►

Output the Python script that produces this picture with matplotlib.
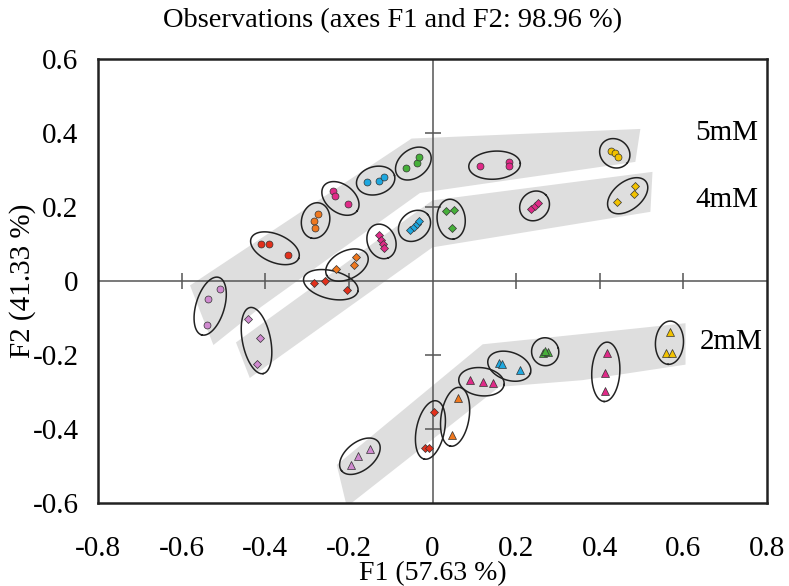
import numpy as np
import matplotlib.pyplot as plt

plt.rcParams['font.family'] = ['Liberation Serif', 'DejaVu Serif']
plt.rcParams['axes.unicode_minus'] = False

# marker colours used for the sample groups
col_purple = '#d08ad0'
col_red = '#e2301c'
col_orange = '#f0781e'
col_pink = '#e02a88'
col_blue = '#1ea8e0'
col_green = '#46b03a'
col_yellow = '#f2c200'

# 5mM series (circles)
c5_colors = [col_purple, col_red, col_orange, col_pink, col_blue, col_green, col_pink, col_yellow]
c5_x = [[-0.509, -0.537, -0.539], [-0.411, -0.392, -0.345], [-0.273, -0.284, -0.280],
        [-0.237, -0.233, -0.201], [-0.156, -0.128, -0.117], [-0.064, -0.037, -0.032],
        [0.113, 0.182, 0.184], [0.426, 0.437, 0.444]]
c5_y = [[-0.022, -0.048, -0.119], [0.100, 0.101, 0.071], [0.181, 0.161, 0.144],
        [0.242, 0.230, 0.208], [0.267, 0.271, 0.280], [0.305, 0.319, 0.336],
        [0.310, 0.322, 0.310], [0.352, 0.346, 0.336]]

# 4mM series (diamonds)
c4_colors = [col_purple, col_red, col_orange, col_pink, col_blue, col_green, col_pink, col_yellow]
c4_x = [[-0.441, -0.412, -0.419], [-0.284, -0.256, -0.205], [-0.183, -0.188, -0.231],
        [-0.128, -0.124, -0.119, -0.116], [-0.055, -0.045, -0.037, -0.032],
        [0.033, 0.051, 0.047], [0.236, 0.244, 0.252], [0.485, 0.482, 0.442]]
c4_y = [[-0.103, -0.155, -0.223], [-0.006, 0.001, -0.025], [0.065, 0.043, 0.032],
        [0.124, 0.111, 0.100, 0.090], [0.138, 0.147, 0.154, 0.161],
        [0.190, 0.192, 0.143], [0.194, 0.203, 0.212], [0.257, 0.234, 0.213]]

# 2mM series (triangles, red group drawn as diamonds)
c2_colors = [col_purple, col_red, col_orange, col_pink, col_blue, col_green, col_pink, col_yellow]
c2_markers = ['^', 'D', '^', '^', '^', '^', '^', '^']
c2_x = [[-0.149, -0.179, -0.195], [0.004, -0.019, -0.009], [0.061, 0.047],
        [0.089, 0.121, 0.145], [0.158, 0.166, 0.209], [0.264, 0.276, 0.270],
        [0.418, 0.413, 0.413], [0.568, 0.558, 0.572]]
c2_y = [[-0.455, -0.474, -0.497], [-0.353, -0.451, -0.451], [-0.317, -0.417],
        [-0.268, -0.273, -0.276], [-0.221, -0.223, -0.240], [-0.195, -0.192, -0.188],
        [-0.195, -0.249, -0.296], [-0.138, -0.195, -0.195]]

# grey bands behind each series
band5 = [(-0.58, -0.012), (-0.05, 0.385), (0.497, 0.411), (0.485, 0.322),
         (-0.03, 0.238), (-0.41, -0.070), (-0.524, -0.173)]
band4 = [(-0.47, -0.166), (0.0, 0.218), (0.526, 0.295), (0.521, 0.187),
         (0.0, 0.091), (-0.437, -0.262)]
band2 = [(-0.229, -0.497), (0.12, -0.171), (0.454, -0.132), (0.605, -0.114),
         (0.605, -0.226), (0.358, -0.268), (0.16, -0.286), (-0.205, -0.61)]

series_labels = ['5mM', '4mM', '2mM']
label_pos = [(0.627, 0.40), (0.629, 0.219), (0.639, -0.165)]

xticks = [-0.8, -0.6, -0.4, -0.2, 0, 0.2, 0.4, 0.6, 0.8]
yticks = [-0.6, -0.4, -0.2, 0, 0.2, 0.4, 0.6]

fig = plt.figure(figsize=(7.89, 5.86), dpi=100)
ax_box = [0.1242, 0.1416, 0.848, 0.7577]
ax = fig.add_axes(ax_box)
ax.set_xlim(-0.8, 0.8)
ax.set_ylim(-0.6, 0.6)

W = ax_box[2] * 7.89
H = ax_box[3] * 5.86
sx = W / 1.6
sy = H / 1.2


def draw_ellipse(xs, ys):
    # ellipse around a cluster, computed in screen-like units (inches)
    u = np.array(xs) * sx
    v = np.array(ys) * sy
    cu, cv = u.mean(), v.mean()
    pts = np.c_[u - cu, v - cv]
    _, _, vt = np.linalg.svd(pts)
    d1 = vt[0]
    d2 = np.array([-d1[1], d1[0]])
    p1 = pts @ d1
    p2 = pts @ d2
    a = (p1.max() - p1.min()) / 2 + 0.11
    b = max((p2.max() - p2.min()) / 2 + 0.1, 0.14)
    m1 = (p1.max() + p1.min()) / 2
    m2 = (p2.max() + p2.min()) / 2
    t = np.linspace(0, 2 * np.pi, 120)
    eu = cu + (m1 + a * np.cos(t)) * d1[0] + (m2 + b * np.sin(t)) * d2[0]
    ev = cv + (m1 + a * np.cos(t)) * d1[1] + (m2 + b * np.sin(t)) * d2[1]
    ax.plot(eu / sx, ev / sy, color='#222222', lw=1.1, zorder=3)


for band in [band5, band4, band2]:
    ax.add_patch(plt.Polygon(band, closed=True, facecolor='#dedede', edgecolor='none', zorder=1))

# crosshair with its small ticks
ax.axhline(0, color='#555555', lw=1.1, zorder=2)
ax.axvline(0, color='#555555', lw=1.1, zorder=2)
tk = [-0.6, -0.4, -0.2, 0.2, 0.4, 0.6]
ax.plot(tk, np.zeros(len(tk)), ls='none', marker='|', ms=12, mew=1.1, color='#555555', zorder=2)
tk_y = [-0.4, -0.2, 0.2, 0.4]
ax.plot(np.zeros(len(tk_y)), tk_y, ls='none', marker='_', ms=12, mew=1.1, color='#555555', zorder=2)

for cols, xs_all, ys_all, marks in [(c5_colors, c5_x, c5_y, ['o'] * 8),
                                    (c4_colors, c4_x, c4_y, ['D'] * 8),
                                    (c2_colors, c2_x, c2_y, c2_markers)]:
    for c, xs, ys, m in zip(cols, xs_all, ys_all, marks):
        draw_ellipse(xs, ys)
        ms = 5 if m == 'o' else (4.2 if m == 'D' else 5.5)
        ax.plot(xs, ys, ls='none', marker=m, ms=ms, mfc=c, mec='#333333', mew=0.5, zorder=4)

for lab, (lx, ly) in zip(series_labels, label_pos):
    ax.text(lx, ly, lab, fontsize=21, ha='left', va='center', zorder=5)

ax.set_xticks(xticks)
ax.set_xticklabels(['%g' % v for v in xticks], fontsize=21)
ax.set_yticks(yticks)
ax.set_yticklabels(['%g' % v for v in yticks], fontsize=21)
ax.tick_params(length=0)
ax.tick_params(axis='x', pad=24)
ax.tick_params(axis='y', pad=14)
for s in ax.spines.values():
    s.set_linewidth(1.8)
    s.set_color('#222222')

fig.text(0.548, 0.0, 'F1 (57.63 %)', fontsize=20, ha='center', va='bottom')
fig.text(0.028, 1 - 281 / 586, 'F2 (41.33 %)', fontsize=21, ha='center', va='center', rotation=90)
fig.text(0.497, 0.964, 'Observations (axes F1 and F2: 98.96 %)', fontsize=20.5, ha='center', va='center')

fig.savefig('out.png', dpi=100)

◄

### What to do
Restate the whole listing above exactly, except for its images.

### Task answer
Output the Python script that produces this picture with matplotlib.
import numpy as np
import matplotlib.pyplot as plt

plt.rcParams['font.family'] = ['Liberation Serif', 'DejaVu Serif']
plt.rcParams['axes.unicode_minus'] = False

# marker colours used for the sample groups
col_purple = '#d08ad0'
col_red = '#e2301c'
col_orange = '#f0781e'
col_pink = '#e02a88'
col_blue = '#1ea8e0'
col_green = '#46b03a'
col_yellow = '#f2c200'

# 5mM series (circles)
c5_colors = [col_purple, col_red, col_orange, col_pink, col_blue, col_green, col_pink, col_yellow]
c5_x = [[-0.509, -0.537, -0.539], [-0.411, -0.392, -0.345], [-0.273, -0.284, -0.280],
        [-0.237, -0.233, -0.201], [-0.156, -0.128, -0.117], [-0.064, -0.037, -0.032],
        [0.113, 0.182, 0.184], [0.426, 0.437, 0.444]]
c5_y = [[-0.022, -0.048, -0.119], [0.100, 0.101, 0.071], [0.181, 0.161, 0.144],
        [0.242, 0.230, 0.208], [0.267, 0.271, 0.280], [0.305, 0.319, 0.336],
        [0.310, 0.322, 0.310], [0.352, 0.346, 0.336]]

# 4mM series (diamonds)
c4_colors = [col_purple, col_red, col_orange, col_pink, col_blue, col_green, col_pink, col_yellow]
c4_x = [[-0.441, -0.412, -0.419], [-0.284, -0.256, -0.205], [-0.183, -0.188, -0.231],
        [-0.128, -0.124, -0.119, -0.116], [-0.055, -0.045, -0.037, -0.032],
        [0.033, 0.051, 0.047], [0.236, 0.244, 0.252], [0.485, 0.482, 0.442]]
c4_y = [[-0.103, -0.155, -0.223], [-0.006, 0.001, -0.025], [0.065, 0.043, 0.032],
        [0.124, 0.111, 0.100, 0.090], [0.138, 0.147, 0.154, 0.161],
        [0.190, 0.192, 0.143], [0.194, 0.203, 0.212], [0.257, 0.234, 0.213]]

# 2mM series (triangles, red group drawn as diamonds)
c2_colors = [col_purple, col_red, col_orange, col_pink, col_blue, col_green, col_pink, col_yellow]
c2_markers = ['^', 'D', '^', '^', '^', '^', '^', '^']
c2_x = [[-0.149, -0.179, -0.195], [0.004, -0.019, -0.009], [0.061, 0.047],
        [0.089, 0.121, 0.145], [0.158, 0.166, 0.209], [0.264, 0.276, 0.270],
        [0.418, 0.413, 0.413], [0.568, 0.558, 0.572]]
c2_y = [[-0.455, -0.474, -0.497], [-0.353, -0.451, -0.451], [-0.317, -0.417],
        [-0.268, -0.273, -0.276], [-0.221, -0.223, -0.240], [-0.195, -0.192, -0.188],
        [-0.195, -0.249, -0.296], [-0.138, -0.195, -0.195]]

# grey bands behind each series
band5 = [(-0.58, -0.012), (-0.05, 0.385), (0.497, 0.411), (0.485, 0.322),
         (-0.03, 0.238), (-0.41, -0.070), (-0.524, -0.173)]
band4 = [(-0.47, -0.166), (0.0, 0.218), (0.526, 0.295), (0.521, 0.187),
         (0.0, 0.091), (-0.437, -0.262)]
band2 = [(-0.229, -0.497), (0.12, -0.171), (0.454, -0.132), (0.605, -0.114),
         (0.605, -0.226), (0.358, -0.268), (0.16, -0.286), (-0.205, -0.61)]

series_labels = ['5mM', '4mM', '2mM']
label_pos = [(0.627, 0.40), (0.629, 0.219), (0.639, -0.165)]

xticks = [-0.8, -0.6, -0.4, -0.2, 0, 0.2, 0.4, 0.6, 0.8]
yticks = [-0.6, -0.4, -0.2, 0, 0.2, 0.4, 0.6]

fig = plt.figure(figsize=(7.89, 5.86), dpi=100)
ax_box = [0.1242, 0.1416, 0.848, 0.7577]
ax = fig.add_axes(ax_box)
ax.set_xlim(-0.8, 0.8)
ax.set_ylim(-0.6, 0.6)

W = ax_box[2] * 7.89
H = ax_box[3] * 5.86
sx = W / 1.6
sy = H / 1.2


def draw_ellipse(xs, ys):
    # ellipse around a cluster, computed in screen-like units (inches)
    u = np.array(xs) * sx
    v = np.array(ys) * sy
    cu, cv = u.mean(), v.mean()
    pts = np.c_[u - cu, v - cv]
    _, _, vt = np.linalg.svd(pts)
    d1 = vt[0]
    d2 = np.array([-d1[1], d1[0]])
    p1 = pts @ d1
    p2 = pts @ d2
    a = (p1.max() - p1.min()) / 2 + 0.11
    b = max((p2.max() - p2.min()) / 2 + 0.1, 0.14)
    m1 = (p1.max() + p1.min()) / 2
    m2 = (p2.max() + p2.min()) / 2
    t = np.linspace(0, 2 * np.pi, 120)
    eu = cu + (m1 + a * np.cos(t)) * d1[0] + (m2 + b * np.sin(t)) * d2[0]
    ev = cv + (m1 + a * np.cos(t)) * d1[1] + (m2 + b * np.sin(t)) * d2[1]
    ax.plot(eu / sx, ev / sy, color='#222222', lw=1.1, zorder=3)


for band in [band5, band4, band2]:
    ax.add_patch(plt.Polygon(band, closed=True, facecolor='#dedede', edgecolor='none', zorder=1))

# crosshair with its small ticks
ax.axhline(0, color='#555555', lw=1.1, zorder=2)
ax.axvline(0, color='#555555', lw=1.1, zorder=2)
tk = [-0.6, -0.4, -0.2, 0.2, 0.4, 0.6]
ax.plot(tk, np.zeros(len(tk)), ls='none', marker='|', ms=12, mew=1.1, color='#555555', zorder=2)
tk_y = [-0.4, -0.2, 0.2, 0.4]
ax.plot(np.zeros(len(tk_y)), tk_y, ls='none', marker='_', ms=12, mew=1.1, color='#555555', zorder=2)

for cols, xs_all, ys_all, marks in [(c5_colors, c5_x, c5_y, ['o'] * 8),
                                    (c4_colors, c4_x, c4_y, ['D'] * 8),
                                    (c2_colors, c2_x, c2_y, c2_markers)]:
    for c, xs, ys, m in zip(cols, xs_all, ys_all, marks):
        draw_ellipse(xs, ys)
        ms = 5 if m == 'o' else (4.2 if m == 'D' else 5.5)
        ax.plot(xs, ys, ls='none', marker=m, ms=ms, mfc=c, mec='#333333', mew=0.5, zorder=4)

for lab, (lx, ly) in zip(series_labels, label_pos):
    ax.text(lx, ly, lab, fontsize=21, ha='left', va='center', zorder=5)

ax.set_xticks(xticks)
ax.set_xticklabels(['%g' % v for v in xticks], fontsize=21)
ax.set_yticks(yticks)
ax.set_yticklabels(['%g' % v for v in yticks], fontsize=21)
ax.tick_params(length=0)
ax.tick_params(axis='x', pad=24)
ax.tick_params(axis='y', pad=14)
for s in ax.spines.values():
    s.set_linewidth(1.8)
    s.set_color('#222222')

fig.text(0.548, 0.0, 'F1 (57.63 %)', fontsize=20, ha='center', va='bottom')
fig.text(0.028, 1 - 281 / 586, 'F2 (41.33 %)', fontsize=21, ha='center', va='center', rotation=90)
fig.text(0.497, 0.964, 'Observations (axes F1 and F2: 98.96 %)', fontsize=20.5, ha='center', va='center')

fig.savefig('out.png', dpi=100)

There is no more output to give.